Filing Bankruptcy to Prevent Wage Garnishments in Colorado

 

Both Chapter 7 and Chapter 13 bankruptcy clients in the Denver area can face wage garnishments from creditors. These wage garnishments are often the “last straw” for debtors, leading them to the Bankruptcy Court for relief and protection from their creditors. I have never had a client who is excited about the prospect of bankruptcy. Often however, filing for bankruptcy is necessary to prevent a garnishment, either of wages or bank account funds (in Colorado a seizure of your bank account funds is called an “attachment”).

Bankruptcy can help you maintain your ability to pay rent or the mortgage and feed your family. In this situation, a properly planned and filed bankruptcy becomes a necessity for many families.

Because of the automatic stay in bankruptcy, found at 11 U.S.C. 362 for both chapter 7 and chapter 13 cases, the wage garnishment a debtor is facing can be stopped, or even completely prevented, if the bankruptcy filing occurs before they take your wages.

Typically, creditors in Colorado can only garnish, or take, 25% of your gross paycheck. Creditors do have to get a judgement before they can garnish, and there are Colorado state law remedies to prevent a garnishment or address an improper garnishment. But with Colorado state law remedies, you have to go to state court to get your money back and that takes time and effort. Meanwhile, you are short 25% of your paycheck.

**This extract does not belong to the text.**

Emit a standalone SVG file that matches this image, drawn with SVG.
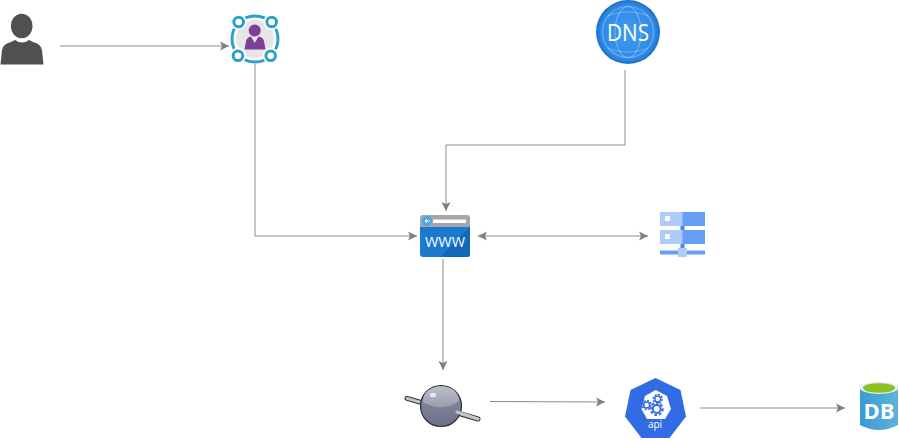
<svg xmlns="http://www.w3.org/2000/svg" width="899" height="441" viewBox="0 0 899 441">
<style>
.c{fill:none;stroke:#8c8c8c;stroke-width:1}
.t{font-family:"Open Sans","Liberation Sans",sans-serif;fill:#fff;text-anchor:middle}
.g{fill:none;stroke:#fff;stroke-opacity:.28;stroke-width:1.200}
.k{fill:none;stroke:#326ce5}
</style>
<defs>
<marker id="a" markerUnits="userSpaceOnUse" markerWidth="10" markerHeight="10" refX="9" refY="5" orient="auto-start-reverse"><path d="M0 0.500L9 5L0 9.500L2 5Z" fill="#808080"/></marker>
<radialGradient id="dns" cx=".5" cy=".5" r=".5"><stop offset="0" stop-color="#3f9bf0"/><stop offset=".85" stop-color="#2f8ae6"/><stop offset="1" stop-color="#1c6fc8"/></radialGradient>
<linearGradient id="ball" x1="0" x2="0" y1="0" y2="1"><stop offset="0" stop-color="#8e91a6"/><stop offset="1" stop-color="#6a6f88"/></linearGradient>
<linearGradient id="top" x1="0" x2="0" y1="0" y2="1"><stop offset="0" stop-color="#bcbec9"/><stop offset="1" stop-color="#9a9db0"/></linearGradient>
<linearGradient id="db" x1="0" x2="1" y1="0" y2="0"><stop offset="0" stop-color="#3a9bd0"/><stop offset="1" stop-color="#5cb4de"/></linearGradient>
</defs>
<rect width="899" height="441" fill="#fff"/>
<g id="connectors">
<path class="c" d="M60 46H229" marker-end="url(#a)"/>
<path class="c" d="M255 64V236H417" marker-end="url(#a)"/>
<path class="c" d="M625 70V145H446V211" marker-end="url(#a)"/>
<path class="c" d="M478 236H648" marker-start="url(#a)" marker-end="url(#a)"/>
<path class="c" d="M443 259V370" marker-end="url(#a)"/>
<path class="c" d="M490 401.500L605 402" marker-end="url(#a)"/>
<path class="c" d="M700 408H845" marker-end="url(#a)"/>
</g>
<g id="user">
<ellipse cx="21.700" cy="26" rx="10.800" ry="12.200" fill="#505050"/>
<path d="M0.500 64.500L2 50Q3 44 11 42L15 40Q22 45 29 40L33 42Q41 44 42 50L43.500 64.500Z" fill="#505050"/>
</g>
<g id="identity">
<circle cx="255" cy="39" r="19" fill="#e6e6e8"/>
<circle cx="255" cy="39" r="23" fill="none" stroke="#2e9fc9" stroke-width="3"/>
<g fill="#fff"><circle cx="238.700" cy="22" r="8"/><circle cx="271.700" cy="22" r="8"/><circle cx="238" cy="55.700" r="8"/><circle cx="270.700" cy="55.700" r="8"/></g>
<g fill="#fff" stroke="#2e9fc9" stroke-width="3"><circle cx="238.700" cy="22" r="4.800"/><circle cx="271.700" cy="22" r="4.800"/><circle cx="238" cy="55.700" r="4.800"/><circle cx="270.700" cy="55.700" r="4.800"/></g>
<circle cx="254.700" cy="30.500" r="6" fill="#7f3f98"/>
<path d="M244.500 49.500L246 41Q247 37 251 36.500L254.700 43L258.500 36.500Q263 37 264 41L265.500 49.500Z" fill="#7f3f98"/>
</g>
<g id="dns-node">
<circle cx="628" cy="32" r="32" fill="url(#dns)"/>
<circle cx="628" cy="32" r="25.500" class="g"/>
<ellipse cx="628" cy="32" rx="13" ry="25.500" class="g"/>
<path class="g" d="M608 16Q628 8 648 16M608 48Q628 56 648 48"/>
<text class="t" x="628" y="40.500" font-size="23" textLength="42" lengthAdjust="spacingAndGlyphs">DNS</text>
</g>
<g id="www">
<path d="M420 218a3 3 0 0 1 3-3h44a3 3 0 0 1 3 3v9h-50z" fill="#a6a6a6"/>
<path d="M420 227h50v27a3 3 0 0 1-3 3h-44a3 3 0 0 1-3-3z" fill="#1a7ad0"/>
<path d="M440 257L470 227V254a3 3 0 0 1-3 3z" fill="#1068b8"/>
<circle cx="427" cy="221" r="5" fill="#4aa8e0"/>
<path d="M430 221H425M427 219L425 221L427 223" fill="none" stroke="#fff" stroke-width="1"/>
<rect x="433" y="219.500" width="33" height="3.500" fill="#fff"/>
<text class="t" x="445" y="247" font-size="14" textLength="40" lengthAdjust="spacingAndGlyphs">WWW</text>
</g>
<g id="servers">
<rect x="680" y="212" width="25" height="14" fill="#669df6"/>
<rect x="660" y="212" width="22.500" height="14" fill="#aecbfa"/>
<rect x="680" y="230" width="25" height="14" fill="#669df6"/>
<rect x="660" y="230" width="22.500" height="14" fill="#aecbfa"/>
<rect x="665" y="216" width="5" height="5" fill="#fff"/>
<rect x="665" y="234" width="5" height="5" fill="#fff"/>
<rect x="680.500" y="226" width="4" height="4" fill="#4285f4"/>
<rect x="680.500" y="244" width="4" height="6" fill="#4285f4"/>
<rect x="660" y="250.500" width="45" height="4" fill="#669df6"/>
<rect x="678" y="248" width="9" height="9" fill="#aecbfa"/>
</g>
<g id="gateway">
<path d="M407 398.300L478 419" stroke="#33363f" stroke-width="5" stroke-linecap="round"/>
<path d="M407 398.300L478 419" stroke="#c4c6ce" stroke-width="2.800" stroke-linecap="round"/>
<circle cx="441" cy="406" r="20.500" fill="url(#ball)" stroke="#2e3038" stroke-width="1.200"/>
<path d="M423 402Q423 387 441 386.500Q458 387 459 401Q442 413 423 402Z" fill="url(#top)"/>
<ellipse cx="433" cy="395" rx="3" ry="2.200" fill="#e6e7ee"/>
<path d="M457 412L478 419" stroke="#c4c6ce" stroke-width="3" stroke-linecap="round"/>
</g>
<g id="api">
<path d="M655.500 378L680.500 390L686 416.500L669.500 438H641.500L625 416.500L630.500 390Z" fill="#326ce5"/>
<path d="M655.700 390L667 396L671 409L665 419H647L641.500 409L645 396Z" fill="#fff"/>
<circle class="k" cx="646.700" cy="405" r="3" stroke-width="1.500"/>
<circle class="k" cx="646.700" cy="405" r="4.500" stroke-width="1.500" stroke-dasharray="2 1.500"/>
<circle class="k" cx="657.700" cy="399" r="3" stroke-width="1.500"/>
<circle class="k" cx="657.700" cy="399" r="4.500" stroke-width="1.500" stroke-dasharray="2 1.500"/>
<circle cx="656.700" cy="409" r="6" fill="#fff"/>
<circle class="k" cx="656.700" cy="409" r="4" stroke-width="2"/>
<circle class="k" cx="656.700" cy="409" r="6" stroke-width="2" stroke-dasharray="2.500 2"/>
<text class="t" x="655" y="427.500" font-size="10">api</text>
</g>
<g id="db">
<path d="M860 388V425Q879 435 898 425V388Z" fill="url(#db)"/>
<ellipse cx="879" cy="388" rx="19" ry="6" fill="#e6edf0"/>
<ellipse cx="879" cy="388" rx="16" ry="4.800" fill="#8cc11f"/>
<text x="879" y="418.500" font-family="'Open Sans','Liberation Sans',sans-serif" font-weight="700" font-size="22" fill="#fff" text-anchor="middle">DB</text>
</g>
</svg>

A step I regularly take in this instance is to contact the bankruptcy client’s payroll department, and the creditor, to be sure they have the notice of the bankruptcy filing as soon as possible. I often have this notice to the payroll department and the creditor within moments of filing the bankrutpcy case for my clients. Often times the payroll department at your employer may be confused about the law, or afraid to stop a garnishment because of a bankruptcy filing. In this instance the best practice is to contact the responsible person directly. This is something I do a number of times per month, because it is the best practice for my clients.

Assuming you qualify for bankruptcy, and have a need for a bankruptcy, you can take advantage of the automatic stay in bankruptcy by filing your case as quickly as possible. Because I have been filing cases for 20 years, I am often able to put together a bankruptcy case very quickly for my clients who are facing a wage garnishment in Colorado.

Unfortunately, the first notice you will get of a garnishment is after you get your paycheck and it is missing 25% of your wages. So if you have judgements against you, and you are unable to pay your debt it often makes sense to consult a qualified bankruptcy lawyer before this becomes an issue. In some cases you can get garnished funds back from the creditor, but this usually means the money is split up among your various creditors, not returned to you. Therefore, a wage garnishment is sunk money in Colorado, it is gone and cannot be recovered, and therefore you should seek out legal help before it happens.

Student loan creditors do not have to get a judgement before they can garnish your wages. Though, if they take this direct route, they can only garnish 15% of your wages. And the automatic stay will prevent or stop student loan garnishments as well and this protection will remain in place until your case is over. However, defaulting on a federal student loan involves an unreasonable amount of late fees and penalties. It makes sense to seek out the help of a bankruptcy lawyer if you are at the point where student loans are threatening to garnish your wages. There are a number of ways to address the situation which may save you money in the long run.